Face à ces évolutions, la pertinence du maintien par l’Inde d’une posture fondée sur la notion de no first use fait l’objet de vifs débats au sein de la communauté stratégique du pays (40). Ainsi, selon certains analystes dont Vipin Narang, l’hypothèse que l’Inde puisse recourir à d’éventuelles frappes nucléaires préemptives contre-forces en cas d’emploi imminent par le Pakistan de ses armes nucléaires (déploiement de lanceurs nucléaires tactiques sur le théâtre d’opérations ou autres indices précurseurs), ne pourrait être totalement exclue (41). Bien qu’une telle interprétation ne soit pas reconnue par l’Inde, le développement d’une version mobile du missile Agni I offrant une capacité de lancement sous faible préavis pourrait, selon certains experts, constituer l’indice d’une éventuelle future évolution doctrinale (42).

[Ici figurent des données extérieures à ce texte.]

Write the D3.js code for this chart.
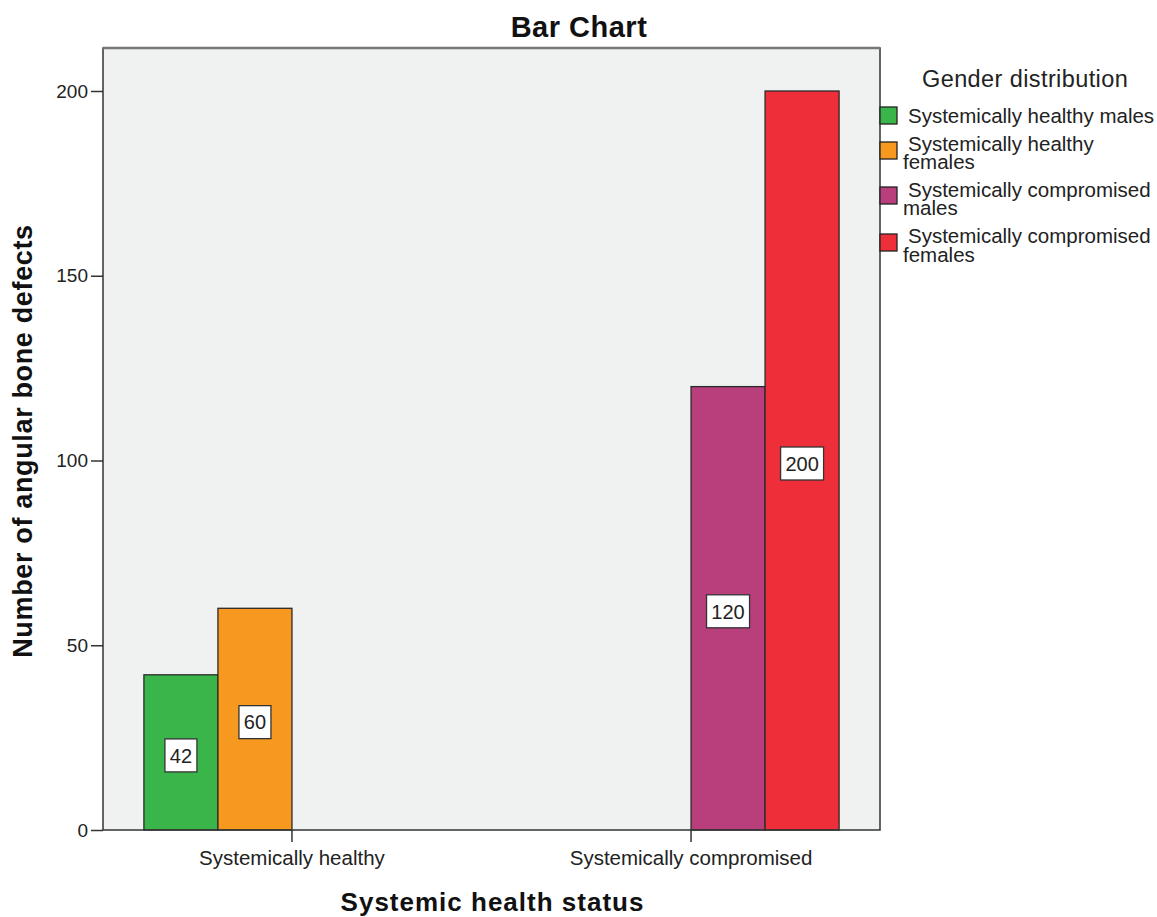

Les mutations de ce paysage stratégique, désormais marqué par des règles du jeu davantage contestées et au sein duquel tendent à se brouiller les frontières entre action conventionnelle et pression nucléaire, appellent une réflexion capacitaire et doctrinale.
Une dissuasion adaptable et adaptée pour gérer le dialogue dissuasif
Maintenir l’adaptabilité et la flexibilité des moyens
Face à des stratégies potentielles d’intimidation ou de coercition nucléaires, la crédibilité opérationnelle et technique de notre dissuasion doit, en premier lieu, continuer de reposer sur l’adaptabilité de nos deux composantes aux évolutions de la menace. Dans un contexte stratégique changeant et marqué par des postures n’excluant pas un emploi limité de l’arme nucléaire, il s’agit d’affirmer la pertinence de notre stratégie de dissuasion. Outre une politique déclaratoire forte et une capacité opérationnelle avérée, cette crédibilité passe par une évolution régulière des moyens, en cohérence avec le besoin opérationnel et la durée de vie des systèmes.

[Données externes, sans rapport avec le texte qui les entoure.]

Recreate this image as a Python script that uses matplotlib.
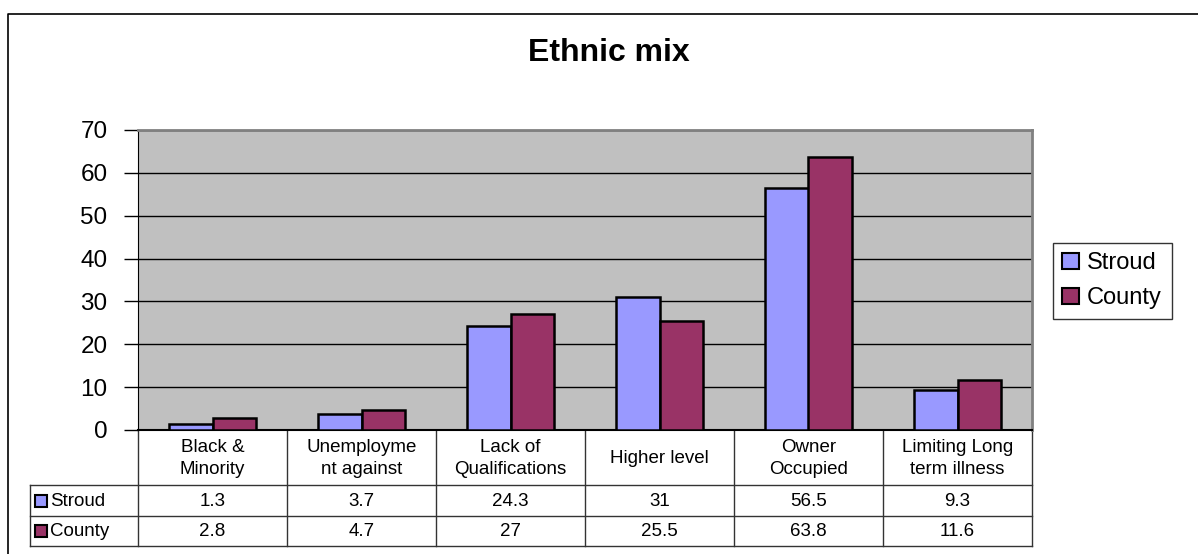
import matplotlib
matplotlib.use('Agg')
import matplotlib.pyplot as plt
from matplotlib.patches import Rectangle
import numpy as np

# --- Data ---
categories = ['Black &\nMinority', 'Unemployme\nnt against', 'Lack of\nQualifications',
              'Higher level', 'Owner\nOccupied', 'Limiting Long\nterm illness']
stroud = [1.3, 3.7, 24.3, 31, 56.5, 9.3]
county = [2.8, 4.7, 27, 25.5, 63.8, 11.6]
series_names = ['Stroud', 'County']
stroud_labels = ['1.3', '3.7', '24.3', '31', '56.5', '9.3']
county_labels = ['2.8', '4.7', '27', '25.5', '63.8', '11.6']
y_ticks = [0, 10, 20, 30, 40, 50, 60, 70]

# --- Style ---
STROUD_COLOR = '#9999FF'
COUNTY_COLOR = '#993366'
PLOT_BG = '#C0C0C0'
FONT = 'Liberation Sans'

W, H = 1198, 554
fig = plt.figure(figsize=(W / 100, H / 100), dpi=100)
fig.patch.set_facecolor('white')

# overlay in pixel coordinates for border and data table
ov = fig.add_axes([0, 0, 1, 1], zorder=0)
ov.set_xlim(0, W)
ov.set_ylim(H, 0)
ov.axis('off')

# plot area
left, right, top, bottom = 138, 1032, 130, 430
ax = fig.add_axes([left / W, 1 - bottom / H, (right - left) / W, (bottom - top) / H], zorder=1)
ax.set_facecolor(PLOT_BG)

x = np.arange(len(categories))
bw = 0.29
ax.bar(x - bw / 2, stroud, bw, color=STROUD_COLOR, edgecolor='black', linewidth=1.8, zorder=3)
ax.bar(x + bw / 2, county, bw, color=COUNTY_COLOR, edgecolor='black', linewidth=1.8, zorder=3)

ax.set_xlim(-0.5, len(categories) - 0.5)
ax.set_ylim(0, 70)
ax.set_yticks(y_ticks)
ax.set_yticklabels([str(t) for t in y_ticks], fontsize=17.5, family=FONT)
ax.tick_params(axis='y', direction='out', length=10, width=1, pad=12)
ax.set_xticks([])
ax.yaxis.grid(True, color='black', linewidth=1)
ax.set_axisbelow(True)
for s in ['top', 'right']:
    ax.spines[s].set_color('#808080')
    ax.spines[s].set_linewidth(2)
ax.spines['left'].set_color('black')
ax.spines['bottom'].set_color('black')
ax.spines['bottom'].set_linewidth(1.5)

# title
fig.text(609 / W, 1 - 53 / H, 'Ethnic mix', ha='center', va='center',
         fontsize=23, fontweight='bold', family=FONT)

# outer border (right and bottom edges run off the image)
ov.plot([8, 8, W + 5], [H + 5, 14, 14], color='black', linewidth=1.2)

# legend
handles = [Rectangle((0, 0), 1, 1, facecolor=STROUD_COLOR, edgecolor='black', linewidth=1.5),
           Rectangle((0, 0), 1, 1, facecolor=COUNTY_COLOR, edgecolor='black', linewidth=1.5)]
leg = fig.legend(handles, series_names, loc='upper left',
                 bbox_to_anchor=(1053 / W, 1 - 243 / H), frameon=True, fancybox=False,
                 prop={'family': FONT, 'size': 17}, handlelength=0.7, handleheight=0.7,
                 handletextpad=0.35, labelspacing=0.55, borderpad=0.4, borderaxespad=0)
leg.get_frame().set_edgecolor('black')
leg.get_frame().set_linewidth(1)

# data table
tab_left = 30
row_y = [430, 485, 516, 546]
col_w = (right - left) / len(categories)
col_x = [left + i * col_w for i in range(len(categories) + 1)]
lw = 1
for cx in col_x:
    ov.plot([cx, cx], [row_y[0], row_y[-1]], color='#333333', linewidth=lw)
ov.plot([tab_left, tab_left], [row_y[1], row_y[-1]], color='#333333', linewidth=lw)
for ry in row_y[1:]:
    ov.plot([tab_left, right], [ry, ry], color='#333333', linewidth=lw)

for i, cat in enumerate(categories):
    cx = (col_x[i] + col_x[i + 1]) / 2
    ov.text(cx, (row_y[0] + row_y[1]) / 2 + 1, cat, ha='center', va='center',
            fontsize=13.5, family=FONT, linespacing=1.4)
    ov.text(cx, (row_y[1] + row_y[2]) / 2 + 1, stroud_labels[i], ha='center', va='center',
            fontsize=13.5, family=FONT)
    ov.text(cx, (row_y[2] + row_y[3]) / 2 + 1, county_labels[i], ha='center', va='center',
            fontsize=13.5, family=FONT)

for r, (name, col) in enumerate(zip(series_names, [STROUD_COLOR, COUNTY_COLOR])):
    cy = (row_y[r + 1] + row_y[r + 2]) / 2
    ov.add_patch(Rectangle((35, cy - 6), 12, 12, facecolor=col, edgecolor='black', linewidth=1.5))
    ov.text(50, cy + 1, name, ha='left', va='center', fontsize=13.5, family=FONT)

fig.savefig('out.png', dpi=100)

La garantie de la frappe en second représente sur ce point un élément clé du dialogue dissuasif. Adossée à la complémentarité des composantes nucléaires océanique et aéroportée, la capacité permanente à pouvoir infliger des dommages inacceptables à un adversaire qui s’en prendrait à nos intérêts vitaux – et ce, quelles que soient la nature et la forme de l’agression – constitue le socle de cette crédibilité stratégique.

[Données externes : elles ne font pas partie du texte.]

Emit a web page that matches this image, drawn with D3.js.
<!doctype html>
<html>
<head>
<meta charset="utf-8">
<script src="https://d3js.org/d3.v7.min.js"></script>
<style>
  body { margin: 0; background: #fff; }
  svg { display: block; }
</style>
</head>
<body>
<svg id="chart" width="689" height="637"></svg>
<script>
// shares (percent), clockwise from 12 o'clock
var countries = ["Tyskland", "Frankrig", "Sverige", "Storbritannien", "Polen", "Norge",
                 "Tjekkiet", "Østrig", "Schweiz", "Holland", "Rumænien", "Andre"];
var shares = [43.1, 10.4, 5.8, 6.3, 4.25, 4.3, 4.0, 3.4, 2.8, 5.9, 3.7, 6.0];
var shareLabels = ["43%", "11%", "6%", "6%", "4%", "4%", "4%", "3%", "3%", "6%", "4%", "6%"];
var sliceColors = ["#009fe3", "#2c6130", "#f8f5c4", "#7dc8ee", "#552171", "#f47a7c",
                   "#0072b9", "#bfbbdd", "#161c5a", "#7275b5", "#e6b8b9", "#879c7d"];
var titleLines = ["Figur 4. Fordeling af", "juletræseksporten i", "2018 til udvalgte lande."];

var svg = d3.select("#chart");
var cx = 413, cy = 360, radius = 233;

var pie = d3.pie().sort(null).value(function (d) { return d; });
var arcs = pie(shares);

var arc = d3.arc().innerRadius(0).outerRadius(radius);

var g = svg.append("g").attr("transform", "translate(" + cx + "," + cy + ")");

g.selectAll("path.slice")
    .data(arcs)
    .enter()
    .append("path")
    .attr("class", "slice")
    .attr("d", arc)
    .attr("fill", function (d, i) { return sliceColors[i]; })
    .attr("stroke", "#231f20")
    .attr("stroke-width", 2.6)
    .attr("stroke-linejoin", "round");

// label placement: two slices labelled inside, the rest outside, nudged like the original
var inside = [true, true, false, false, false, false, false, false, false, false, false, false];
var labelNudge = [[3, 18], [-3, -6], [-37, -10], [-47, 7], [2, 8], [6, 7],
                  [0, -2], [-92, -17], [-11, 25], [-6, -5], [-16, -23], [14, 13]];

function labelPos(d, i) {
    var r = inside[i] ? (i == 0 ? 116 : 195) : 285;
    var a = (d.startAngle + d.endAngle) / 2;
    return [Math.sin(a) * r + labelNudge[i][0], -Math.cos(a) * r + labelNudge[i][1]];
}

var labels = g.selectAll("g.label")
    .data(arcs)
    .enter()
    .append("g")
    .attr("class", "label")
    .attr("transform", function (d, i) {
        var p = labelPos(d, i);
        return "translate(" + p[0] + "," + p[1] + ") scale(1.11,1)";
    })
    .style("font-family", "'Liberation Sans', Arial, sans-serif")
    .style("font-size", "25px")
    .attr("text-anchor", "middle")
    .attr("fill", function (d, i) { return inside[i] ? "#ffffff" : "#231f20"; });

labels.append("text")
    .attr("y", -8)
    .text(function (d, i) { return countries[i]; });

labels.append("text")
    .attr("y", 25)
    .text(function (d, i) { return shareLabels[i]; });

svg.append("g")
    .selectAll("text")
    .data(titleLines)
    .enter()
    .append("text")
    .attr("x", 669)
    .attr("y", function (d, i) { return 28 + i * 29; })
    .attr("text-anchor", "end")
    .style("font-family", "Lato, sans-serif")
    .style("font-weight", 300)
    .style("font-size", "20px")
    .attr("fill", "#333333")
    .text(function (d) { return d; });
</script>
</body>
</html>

Pour la composante nucléaire océanique – dont le concept d’emploi repose sur la permanence à la mer, la dilution et la discrétion du SNLE – la crédibilité de cette frappe en second passe par la préservation de l’invulnérabilité de nos plateformes sous-marines et par l’adaptation des missiles balistiques aux enjeux de portée, de précision et de pénétration. Dans un environnement qui verra se développer une diversification et un durcissement de la menace (43), la poursuite des améliorations capacitaires de nos SNLE dans les domaines de la furtivité, de la discrétion, de la détection acoustique et de la mise en œuvre des armes tactiques, constituera un élément clé de cette invulnérabilité. Le programme de SNLE de troisième génération – associé aux évolutions incrémentales du missile balistique M51 – vise à répondre à cette imprévisibilité stratégique, selon une logique d’évolutivité et de juste besoin.
Pour la composante nucléaire aéroportée dont la démonstrativité représente un atout fort, l’enjeu principal pour les prochaines décennies sera celui du maintien du triptyque portée/pénétration/précision face à des « bulles A2/AD » de plus en plus performantes. Face aux évolutions prévisibles de la menace antiaérienne et à la prolifération des systèmes antiaériens et anti-balistiques, l’acquisition d’une capacité crédible dans le domaine de l’hypersonique sera sur ce point capitale.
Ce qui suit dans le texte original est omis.